J. D. de Blieux - Entering Louisiana Politics

Entering Louisiana Politics

In 1948, DeBlieux ran for the Louisiana House of Representatives from East Baton Rouge Parish but was defeated. In 1952, he ran for the state Senate but lost to Charles F. Duchein (December 23, 1914 – October 19, 1998). It was an anti-Long year in Louisiana, with Robert F. Kennon of Minden, the seat of Webster Parish in northwestern Louisiana, winning the governorship. DeBlieux rebounded to unseat Duchein in 1956, when Earl Kemp Long made his comeback for a second full term as governor. At the time DeBlieux, like Earl Long, was strongly supported by organized labor because of his advocacy of the repeal of the right-to-work law passed during the Kennon administration,

DeBlieux was a Louisiana delegate to the Democratic National Convention in Chicago in 1956, when delegates nominated the Adlai Stevenson—Estes Kefauver ticket, the first national Democratic ticket since Reconstruction to fail to win Louisiana's electoral votes.

DeBlieux also served for a time on the 144-member Louisiana Democratic State Central Committee, a powerful organization with influence in election procedures and campaigns.

DeBlieux was unseated in the Democratic runoff election in January 1959 by segregationist Wendell P. Harris (March 13, 1917 – February 4, 1994). Under a revised districting plan following the 1960 census, East Baton Rouge Parish gained two additional state Senate seats. DeBlieux entered the 1963 Democratic primaries and managed to unseat Harris, who had been indicted for illegal wiretapping.

In the March 3, 1964, general election, DeBlieux defeated Republican businessman and Illinois native Floyd O. Crawford (1907–1995) of Baton Rouge, 55-45 percent. That fall, Crawford, running with the Barry Goldwater electors, unsuccessfully challenged U.S. Representative James H. Morrison of Hammond. DeBlieux was thereafter reelected to the state Senate in 1968 and 1972.

DeBlieux's support for civil rights caught the eye of U.S. President Lyndon B. Johnson, who invited DeBlieux to the White House.
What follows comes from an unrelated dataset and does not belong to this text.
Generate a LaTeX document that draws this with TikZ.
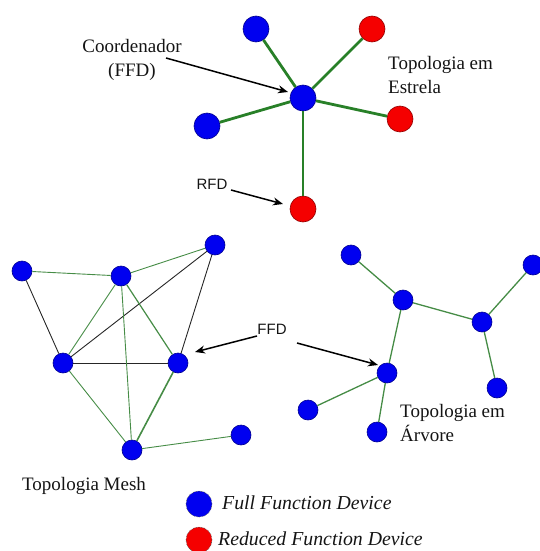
\documentclass[tikz,border=0pt]{standalone}
\usepackage{fontspec}
\setmainfont{Liberation Serif}
\newfontfamily\arialfont{Liberation Sans}
\usetikzlibrary{arrows.meta}
\definecolor{lgreen}{RGB}{40,128,40}
\definecolor{mgreen}{RGB}{70,140,70}
\definecolor{ffdblue}{RGB}{0,0,240}
\definecolor{rfdred}{RGB}{245,0,0}
\definecolor{lblcol}{RGB}{20,20,20}
\begin{document}
\begin{tikzpicture}[x=1pt,y=-1pt,
  ffd/.style={circle,fill=ffdblue,draw=ffdblue!60!black,line width=0.6pt,inner sep=0pt,minimum size=#1},
  ffd/.default=20pt,
  rfd/.style={circle,fill=rfdred,draw=rfdred!60!black,line width=0.6pt,inner sep=0pt,minimum size=#1},
  rfd/.default=26pt,
  starlink/.style={lgreen,line width=2.8pt},
  meshlink/.style={mgreen,line width=0.9pt},
  blacklink/.style={black!85,line width=0.9pt},
  treelink/.style={mgreen,line width=1.3pt},
  pointer/.style={black,line width=1.5pt,-{Stealth[length=10pt,width=8pt]}},
  lbl/.style={font=\fontsize{19}{24}\selectfont,text=lblcol,inner sep=0pt,align=left},
  leglbl/.style={font=\fontsize{19.8}{24}\selectfont\itshape,text=lblcol,inner sep=0pt,anchor=west},
  sanslbl/.style={font=\arialfont\fontsize{15}{18}\selectfont,text=lblcol,inner sep=0pt}
]
\useasboundingbox (0,0) rectangle (539,551);
% ---------- star ----------
\node[ffd=26pt] (sc) at (303,98) {};
\node[ffd=26pt] (s1) at (256,29) {};
\node[rfd] (s2) at (372,29) {};
\node[ffd=26pt] (s3) at (207,126) {};
\node[rfd] (s4) at (400,119) {};
\node[rfd] (s5) at (303,209) {};
\draw[starlink] (sc) -- (s1);
\draw[starlink] (sc) -- (s2);
\draw[starlink] (sc) -- (s3);
\draw[starlink] (sc) -- (s4);
\draw[starlink] (sc) -- (s5);
\node[lbl,align=center] (coord) at (132,60) {Coordenador\\(FFD)};
\coordinate (coordtail) at (166,58);
\coordinate (coordtip) at (288,92);
\draw[pointer] (coordtail) -- (coordtip);
\node[lbl] (estrela) at (388,75) [anchor=west] {Topologia em\\Estrela};
\node[sanslbl] (rfdlbl) at (212,184) {RFD};
\coordinate (rfdtail) at (231,190);
\coordinate (rfdtip) at (283,204);
\draw[pointer] (rfdtail) -- (rfdtip);
% ---------- mesh ----------
\node[ffd] (ma) at (22,271) {};
\node[ffd] (mb) at (121,276) {};
\node[ffd] (mc) at (215,245) {};
\node[ffd] (md) at (63,363) {};
\node[ffd] (me) at (178,363) {};
\node[ffd] (mf) at (132,450) {};
\node[ffd] (mg) at (241,435) {};
\draw[meshlink] (ma) -- (mb);
\draw[meshlink] (mb) -- (mc);
\draw[blacklink] (ma) -- (md);
\draw[blacklink] (md) -- (mc);
\draw[blacklink] (mc) -- (me);
\draw[blacklink] (md) -- (me);
\draw[meshlink] (mb) -- (md);
\draw[meshlink,line width=1.2pt] (mb) -- (me);
\draw[meshlink] (mb) -- (mf);
\draw[meshlink] (md) -- (mf);
\draw[meshlink,line width=1.6pt] (me) -- (mf);
\draw[meshlink] (mf) -- (mg);
\node[lbl] (mesh) at (22,486) [anchor=west] {Topologia Mesh};
% ---------- FFD pointers ----------
\node[sanslbl] (ffdlbl) at (272,329) {FFD};
\coordinate (ffdtail1) at (257,336);
\coordinate (ffdtip1) at (195,352);
\coordinate (ffdtail2) at (297,343);
\coordinate (ffdtip2) at (378,365);
\draw[pointer] (ffdtail1) -- (ffdtip1);
\draw[pointer] (ffdtail2) -- (ffdtip2);
% ---------- tree ----------
\node[ffd] (t1) at (351,255) {};
\node[ffd] (t2) at (403,300) {};
\node[ffd] (t3) at (533,265) {};
\node[ffd] (t4) at (482,322) {};
\node[ffd] (t5) at (387,373) {};
\node[ffd] (t6) at (308,410) {};
\node[ffd] (t7) at (377,432) {};
\node[ffd] (t8) at (497,388) {};
\draw[treelink] (t1) -- (t2);
\draw[treelink] (t2) -- (t4);
\draw[treelink] (t4) -- (t3);
\draw[treelink] (t4) -- (t8);
\draw[treelink] (t2) -- (t5);
\draw[treelink] (t5) -- (t6);
\draw[treelink] (t5) -- (t7);
\node[lbl] (arvore) at (400,423) [anchor=west] {Topologia em\\Árvore};
% ---------- legend ----------
\node[ffd=26pt,draw=black!70,densely dotted] (legffd) at (199,504) {};
\node[rfd=26pt,draw=black!70,densely dotted] (legrfd) at (199,540) {};
\node[leglbl] (legffdtxt) at (222,503) {Full Function Device};
\node[leglbl] (legrfdtxt) at (218,539) {Reduced Function Device};
\end{tikzpicture}
\end{document}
DeBlieux had supported the Kennedy-Johnson, Johnson-Humphrey, and Humphrey-Muskie tickets in 1960, 1964, and 1968, but only Kennedy secured Louisiana's then ten electoral votes.
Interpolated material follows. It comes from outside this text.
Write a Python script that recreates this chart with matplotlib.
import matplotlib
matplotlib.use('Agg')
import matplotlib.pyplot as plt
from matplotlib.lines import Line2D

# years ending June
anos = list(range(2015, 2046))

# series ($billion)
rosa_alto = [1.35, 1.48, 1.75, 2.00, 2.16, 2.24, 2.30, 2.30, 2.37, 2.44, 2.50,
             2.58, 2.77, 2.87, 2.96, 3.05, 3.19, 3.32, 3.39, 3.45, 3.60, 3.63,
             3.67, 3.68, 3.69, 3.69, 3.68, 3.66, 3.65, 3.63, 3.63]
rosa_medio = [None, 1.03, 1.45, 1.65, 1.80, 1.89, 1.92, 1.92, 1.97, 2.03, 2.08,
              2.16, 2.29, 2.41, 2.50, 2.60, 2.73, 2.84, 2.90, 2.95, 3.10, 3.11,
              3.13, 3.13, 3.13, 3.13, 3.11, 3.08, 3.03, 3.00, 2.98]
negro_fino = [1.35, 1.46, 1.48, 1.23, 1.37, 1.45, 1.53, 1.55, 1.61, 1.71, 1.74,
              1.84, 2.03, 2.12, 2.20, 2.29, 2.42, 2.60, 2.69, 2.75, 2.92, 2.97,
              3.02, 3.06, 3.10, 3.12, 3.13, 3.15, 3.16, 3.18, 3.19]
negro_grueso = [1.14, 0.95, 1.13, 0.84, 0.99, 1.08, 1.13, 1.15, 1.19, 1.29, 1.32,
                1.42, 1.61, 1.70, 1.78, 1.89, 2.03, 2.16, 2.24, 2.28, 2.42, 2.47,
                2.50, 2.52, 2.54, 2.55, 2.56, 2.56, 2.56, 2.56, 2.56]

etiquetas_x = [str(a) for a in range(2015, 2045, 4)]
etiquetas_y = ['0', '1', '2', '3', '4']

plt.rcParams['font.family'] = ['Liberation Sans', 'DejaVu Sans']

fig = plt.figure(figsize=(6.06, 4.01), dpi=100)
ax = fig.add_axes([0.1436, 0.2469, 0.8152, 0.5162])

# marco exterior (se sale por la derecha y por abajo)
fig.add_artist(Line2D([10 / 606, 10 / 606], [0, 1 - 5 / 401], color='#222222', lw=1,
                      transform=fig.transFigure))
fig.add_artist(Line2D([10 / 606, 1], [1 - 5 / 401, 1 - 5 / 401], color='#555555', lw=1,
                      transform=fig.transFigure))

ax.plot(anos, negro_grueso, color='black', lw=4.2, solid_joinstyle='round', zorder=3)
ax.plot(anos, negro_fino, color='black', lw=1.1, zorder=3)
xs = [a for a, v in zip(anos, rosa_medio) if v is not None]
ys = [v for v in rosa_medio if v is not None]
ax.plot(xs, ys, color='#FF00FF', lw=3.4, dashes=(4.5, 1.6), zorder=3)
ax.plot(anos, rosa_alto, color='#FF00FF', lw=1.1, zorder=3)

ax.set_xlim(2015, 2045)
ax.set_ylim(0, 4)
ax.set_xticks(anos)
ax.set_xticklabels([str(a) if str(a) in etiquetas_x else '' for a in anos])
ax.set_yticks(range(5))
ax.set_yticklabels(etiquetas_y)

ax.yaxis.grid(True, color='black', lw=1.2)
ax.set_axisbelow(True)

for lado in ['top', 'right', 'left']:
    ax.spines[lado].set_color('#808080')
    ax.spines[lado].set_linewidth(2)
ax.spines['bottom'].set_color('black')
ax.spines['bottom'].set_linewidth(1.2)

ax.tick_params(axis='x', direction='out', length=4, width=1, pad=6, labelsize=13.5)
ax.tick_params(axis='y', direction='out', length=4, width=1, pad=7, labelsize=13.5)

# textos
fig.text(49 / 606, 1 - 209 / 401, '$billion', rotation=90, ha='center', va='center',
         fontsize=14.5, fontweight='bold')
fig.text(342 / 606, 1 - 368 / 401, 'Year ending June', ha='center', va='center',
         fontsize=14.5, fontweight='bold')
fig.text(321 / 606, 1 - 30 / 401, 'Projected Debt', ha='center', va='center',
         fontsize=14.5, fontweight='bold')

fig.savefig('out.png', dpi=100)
DeBlieux was unlike most of his Senate colleagues. He published his annual income in the newspaper. He tried to prevent Louisiana department heads from soliciting campaign contributions from state employees. He sought to examine the records of state agencies. He opposed an attempt by the Louisiana House to invoke the doctrine of interposition in regard to federal-state relations and authored an unsuccessful amendment that affirmed the state's recogniton of federal constitutional authority. He hired future state district and appellate court judge Henry L. Yelverton of Lake Charles on his Senate staff. Yelverton later said that DeBlieux's public posture was an inspiration for his own.

In 1966, midway in his second term in the state Senate, DeBlieux waged an intraparty challenge to U.S. Senator Allen J. Ellender of Houma, the seat of Terrebonne Parish in south Louisiana. While DeBlieux challenged the entrenched incumbent from the political left, another candidate, Troyce E. Guice (1932–2008), a conservative businessman then from Ferriday in Concordia Parish in eastern Louisiana, ran to Ellender's right. Ellender polled 484,519 votes (74.2 percent) to DeBlieux's 94,154 (14.1 percent) and Guice's 78,137 (11.7 percent). Ellender was then unopposed in the November 8 general election for the last of his six Senate terms.

In 1968, DeBlieux, with little available funding, waged a losing intraparty challenge to conservative U.S. Representative John Richard Rarick, an Indiana native and a lawyer from St. Francisville in West Feliciana Parish.